In the past couple of seasons Bayern Munich (like Germany) have deployed a double-pivot central midfield comprising of Bastian Schweinsteiger and one other energetic midfielder. They then field a No. 10 further forward.

It is a completely different style of play to both Barcelona and Spain's system of three interchanging central midfielders, all with slightly different roles, all whose primary focus is on ball retention. Pep might be better off adapting Bayern Munich's current style at first, rather than completely changing the way they play. It would take too much of an overhaul straightaway. 

Guardiola will be given free reign by the higher powers at Bayern Munich. In German football, however, backing the national team is pivotal: Pep will be aware of that. Their identity is vital, and wholesale change will be difficult. It will be interesting to see the role Schweinsteiger will play for the new Bayern Munich side. Getting the best out of him will be vital to Guardiola's success. 

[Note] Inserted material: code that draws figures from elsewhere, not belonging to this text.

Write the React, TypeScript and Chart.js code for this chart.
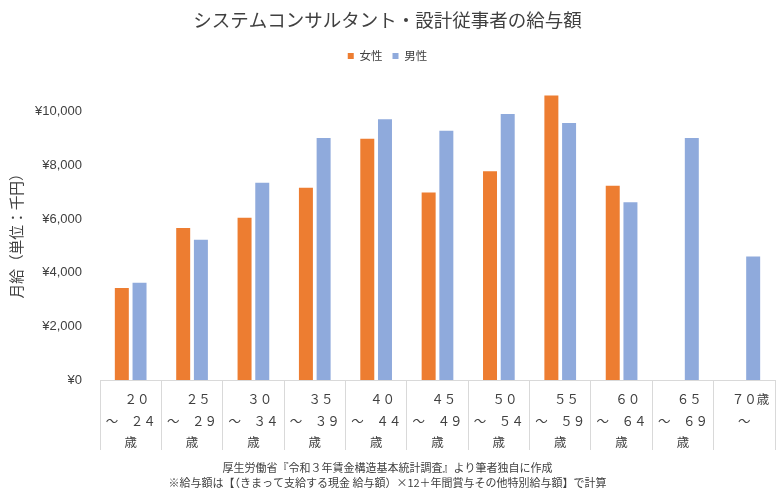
import React, { useEffect, useRef } from 'react';
import { Chart, registerables } from 'chart.js';

Chart.register(...registerables);

const titleText = 'システムコンサルタント・設計従事者の給与額';
const yAxisTitle = '月給（単位：千円）';
const seriesNames = ['女性', '男性'];
const categories: string[][] = [
  ['\u3000２０', '～　２４', '歳'],
  ['\u3000２５', '～　２９', '歳'],
  ['\u3000３０', '～　３４', '歳'],
  ['\u3000３５', '～　３９', '歳'],
  ['\u3000４０', '～　４４', '歳'],
  ['\u3000４５', '～　４９', '歳'],
  ['\u3000５０', '～　５４', '歳'],
  ['\u3000５５', '～　５９', '歳'],
  ['\u3000６０', '～　６４', '歳'],
  ['\u3000６５', '～　６９', '歳'],
  ['\u3000７０歳', '～'],
];
const femaleValues: (number | null)[] = [3430, 5660, 6040, 7160, 8990, 6980, 7780, 10600, 7240, null, null];
const maleValues: (number | null)[] = [3620, 5220, 7350, 9010, 9710, 9280, 9910, 9570, 6620, 9010, 4600];
const yTickValues = [0, 2000, 4000, 6000, 8000, 10000];
const footnotes = [
  '厚生労働省『令和３年賃金構造基本統計調査』より筆者独自に作成',
  '※給与額は【（きまって支給する現金 給与額）×12＋年間賞与その他特別給与額】で計算',
];

const colors = { female: '#ED7D31', male: '#8FAADC', text: '#404040', line: '#D9D9D9' };
const JP = "'Noto Sans CJK JP', 'Noto Sans', sans-serif";

const legendSpacing = {
  id: 'legendSpacing',
  beforeLayout(chart: any) {
    const legend = chart.legend;
    if (legend && !legend._patched) {
      const orig = legend.fit.bind(legend);
      legend.fit = function () {
        orig();
        this.height += 13;
      };
      legend._patched = true;
    }
  },
};

export default function App() {
  const ref = useRef<HTMLCanvasElement | null>(null);
  useEffect(() => {
    if (!ref.current) return;
    const chart = new Chart(ref.current, {
      type: 'bar',
      data: {
        labels: categories,
        datasets: [
          {
            label: seriesNames[0],
            data: femaleValues,
            backgroundColor: colors.female,
            categoryPercentage: 0.577,
            barPercentage: 0.79,
          },
          {
            label: seriesNames[1],
            data: maleValues,
            backgroundColor: colors.male,
            categoryPercentage: 0.577,
            barPercentage: 0.79,
          },
        ],
      },
      options: {
        responsive: false,
        animation: false,
        layout: { padding: { left: 0, right: 5, top: 0, bottom: 0 } },
        plugins: {
          tooltip: { enabled: false },
          title: {
            display: true,
            text: titleText,
            color: colors.text,
            font: { family: JP, size: 18.5, weight: 'normal', lineHeight: 1.2 },
            padding: { top: 9, bottom: 9 },
          },
          subtitle: {
            display: true,
            position: 'bottom',
            text: footnotes,
            color: colors.text,
            font: { family: JP, size: 11, weight: 'normal', lineHeight: 15 / 11 },
            padding: { top: 6, bottom: 6 },
          },
          legend: {
            display: true,
            position: 'top',
            labels: {
              color: colors.text,
              font: { family: JP, size: 11.5 },
              boxWidth: 6,
              boxHeight: 6,
              padding: 10,
            },
          },
        },
        scales: {
          x: {
            offset: true,
            grid: {
              display: true,
              drawOnChartArea: false,
              drawTicks: true,
              tickLength: 70,
              color: colors.line,
              offset: true,
            },
            border: { display: true, color: colors.line, width: 1 },
            ticks: {
              color: colors.text,
              font: { family: JP, size: 12.5, lineHeight: 1.75 },
              padding: -62,
              maxRotation: 0,
              minRotation: 0,
              autoSkip: false,
            },
            afterFit(scale: any) {
              scale.height = 74;
            },
          },
          y: {
            min: 0,
            max: 11000,
            grid: { display: false, drawTicks: false },
            border: { display: false },
            ticks: {
              stepSize: 2000,
              color: colors.text,
              padding: 18,
              font: { family: "'Liberation Sans', Arial, sans-serif", size: 13 },
              callback: (v: any) => '¥' + Number(v).toLocaleString('en-US'),
            },
            afterBuildTicks(scale: any) {
              scale.ticks = yTickValues.map((value) => ({ value }));
            },
            afterFit(scale: any) {
              scale.width = 100;
            },
            title: {
              display: true,
              text: yAxisTitle,
              color: colors.text,
              font: { family: JP, size: 14.7, lineHeight: 1.2 },
              padding: { top: 8, bottom: 0 },
            },
          },
        },
      },
      plugins: [legendSpacing],
    } as any);
    return () => chart.destroy();
  }, []);

  return (
    <div style={{ position: 'fixed', left: 0, top: 0, width: 780, height: 496, background: '#fff' }}>
      <canvas ref={ref} width={780} height={496} style={{ display: 'block' }} />
    </div>
  );
}
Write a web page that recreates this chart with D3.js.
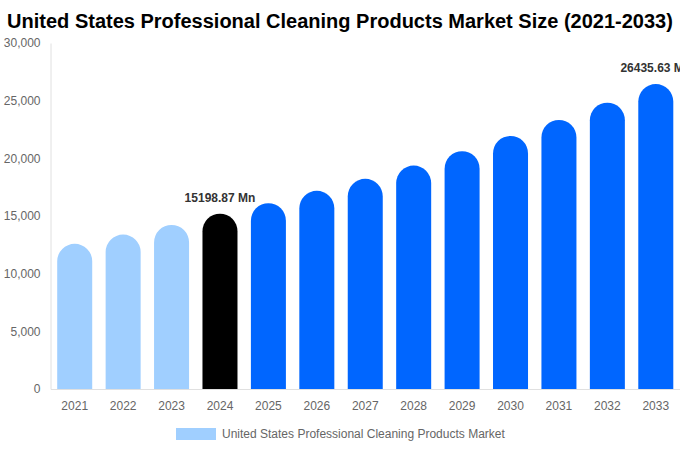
<!DOCTYPE html>
<html>
<head>
<meta charset="utf-8">
<script src="https://cdn.jsdelivr.net/npm/d3@7"></script>
<style>
  body { margin: 0; background: #fff; }
  svg { display: block; font-family: "Liberation Sans", Arial, sans-serif; }
</style>
</head>
<body>
<div id="chart"></div>
<script>
// Chart data
const years = ["2021", "2022", "2023", "2024", "2025", "2026", "2027", "2028", "2029", "2030", "2031", "2032", "2033"];
const marketSize = [12590, 13390, 14230, 15198.87, 16115, 17180, 18220, 19370, 20620, 21945, 23330, 24830, 26435.63];
const yTicks = [0, 5000, 10000, 15000, 20000, 25000, 30000];
const labelledYears = ["2024", "2033"];
const seriesName = "United States Professional Cleaning Products Market";

const W = 680, H = 450;
const margin = { top: 43, right: 0, bottom: 61, left: 50.5 };
const plotH = H - margin.top - margin.bottom;

const svg = d3.select("#chart").append("svg")
    .attr("width", W)
    .attr("height", H);

// Title
svg.append("text")
    .attr("x", W / 2)
    .attr("y", 28)
    .attr("text-anchor", "middle")
    .style("font-size", "20px")
    .style("font-weight", "bold")
    .style("fill", "#000")
    .text("United States Professional Cleaning Products Market Size (2021-2033)");

const x = d3.scaleBand()
    .domain(years)
    .range([margin.left, W - margin.right])
    .paddingInner(0.277)
    .paddingOuter(0.1385);

const y = d3.scaleLinear()
    .domain([0, 30000])
    .range([margin.top + plotH, margin.top]);

// Axes
const yAxis = svg.append("g")
    .attr("transform", `translate(${margin.left}, 0)`)
    .call(d3.axisLeft(y).tickValues(yTicks).tickSize(0).tickPadding(10).tickFormat(d3.format(",")));
yAxis.select(".domain").attr("stroke", "#e0e0e0");
yAxis.selectAll("text").style("font-size", "12px").style("fill", "#666").style("font-family", "Liberation Sans, Arial, sans-serif");

const xAxis = svg.append("g")
    .attr("transform", `translate(0, ${y(0)})`)
    .call(d3.axisBottom(x).tickSize(0).tickPadding(12));
xAxis.select(".domain").attr("stroke", "#e0e0e0");
xAxis.selectAll("text").style("font-size", "12px").style("fill", "#666").style("font-family", "Liberation Sans, Arial, sans-serif");

// Colours by period
function barColor(yr) {
    if (+yr < 2024) return "#a0cfff";
    if (+yr === 2024) return "#000000";
    return "#0066ff";
}

// Bars with round tops
function barPath(yr, v) {
    const x0 = x(yr), w = x.bandwidth(), r = w / 2;
    const top = y(v), bottom = y(0);
    return `M${x0},${bottom} L${x0},${top + r} A${r},${r} 0 0 1 ${x0 + w},${top + r} L${x0 + w},${bottom} Z`;
}

const data = years.map((yr, i) => ({ year: yr, value: marketSize[i] }));

svg.append("g").selectAll("path")
    .data(data)
    .join("path")
    .attr("d", d => barPath(d.year, d.value))
    .attr("fill", d => barColor(d.year));

// Value labels
svg.append("g").selectAll("text")
    .data(data.filter(d => labelledYears.includes(d.year)))
    .join("text")
    .attr("x", d => x(d.year) + x.bandwidth() / 2)
    .attr("y", d => y(d.value) - 12)
    .attr("text-anchor", "middle")
    .style("font-size", "12px")
    .style("font-weight", "bold")
    .style("fill", "#333")
    .text(d => d3.format(".2f")(d.value) + " Mn");

// Legend
const legend = svg.append("g").attr("transform", "translate(176, 428)");
legend.append("rect")
    .attr("width", 40)
    .attr("height", 12)
    .attr("fill", "#a0cfff");
legend.append("text")
    .attr("x", 46)
    .attr("y", 10)
    .style("font-size", "12px")
    .style("fill", "#666")
    .text(seriesName);
</script>
</body>
</html>
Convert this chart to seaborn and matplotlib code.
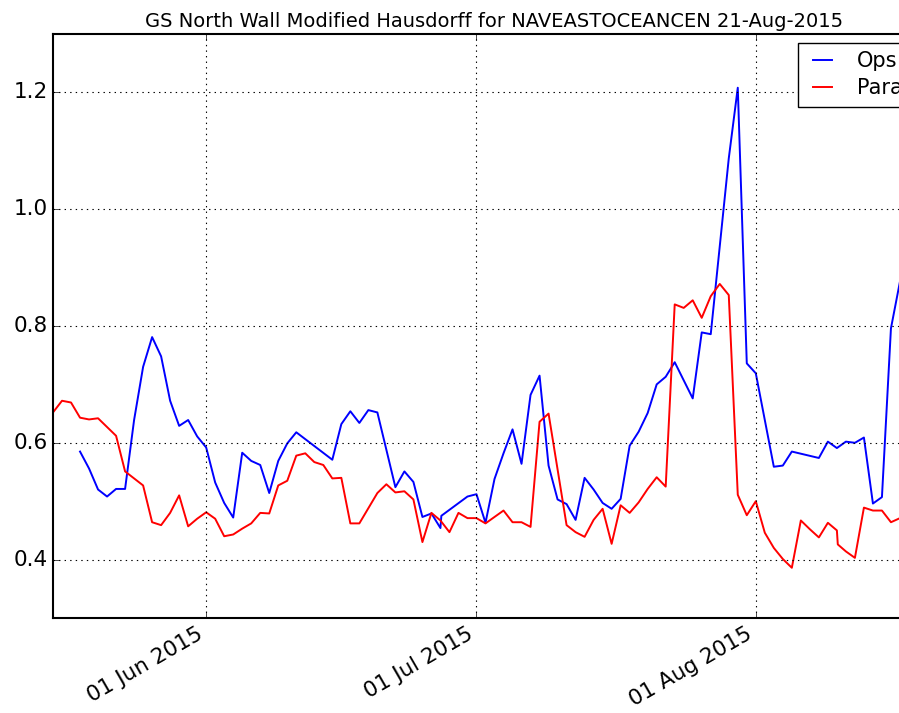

Javi Martinez Could Be Key

Guardiola has always favoured a certain type of midfielder, but at Bayern Munich his midfield options will differ greatly from the ones he had at Barcelona. He may add a face or two, but the German side already have a lot of quality in that area, so Guardiola may have to once again adapt his managerial style to suit the players he has at his disposal.

One player already at Bayern Munich who is an archetypal Guardiola player is the Spaniard Javi Martinez.

During Barcelona games in which they were dominating (pretty much all of them), Guardiola would drop his deepest midfielder at Barcelona, either Yaya Toure or Sergio Busquets, in between his centre backs, creating a back three, therefore allowing both his full-backs to push on and attack at the same time. It was a vital aspect of their style of play, as it gave them the width they needed to stretch the other team and provide space in the centre for the likes of Iniesta and Messi.

Javi Martinez is perfectly suited for Pep to continue deploying this tactic at Bayern Munich. He is a defensive-minded midfielder who provides a level of calmness and solidity. He is comfortable on the ball and can slot into defence seamlessly to create a back three during a game. He is an ideal player for Guardiola, one that will be vital in easing his transition into German football.

The Jury's Still Out

Pep Guardiola still has plenty to prove, despite what he has achieved in just four years as a manager. His brilliance is undoubted, but that in no way makes him a certainty for success at Bayern Munich. 

Due to the stature and reputation he has deservedly attained in world football, he will be given all the time he needs to get things right at Bayern Munich.

However, German football fans are an extremely passionate and patriotic group. Bayern Munich's supporters will not want to see their club`s philosophy altered and their team adapted into some kind of Barcelona "Lite". Guardiola has been brought in to bring the Champions League back to Bayern, and a Barcelona "Lite" will always come up short against Barcelona. You need only ask Arsenal.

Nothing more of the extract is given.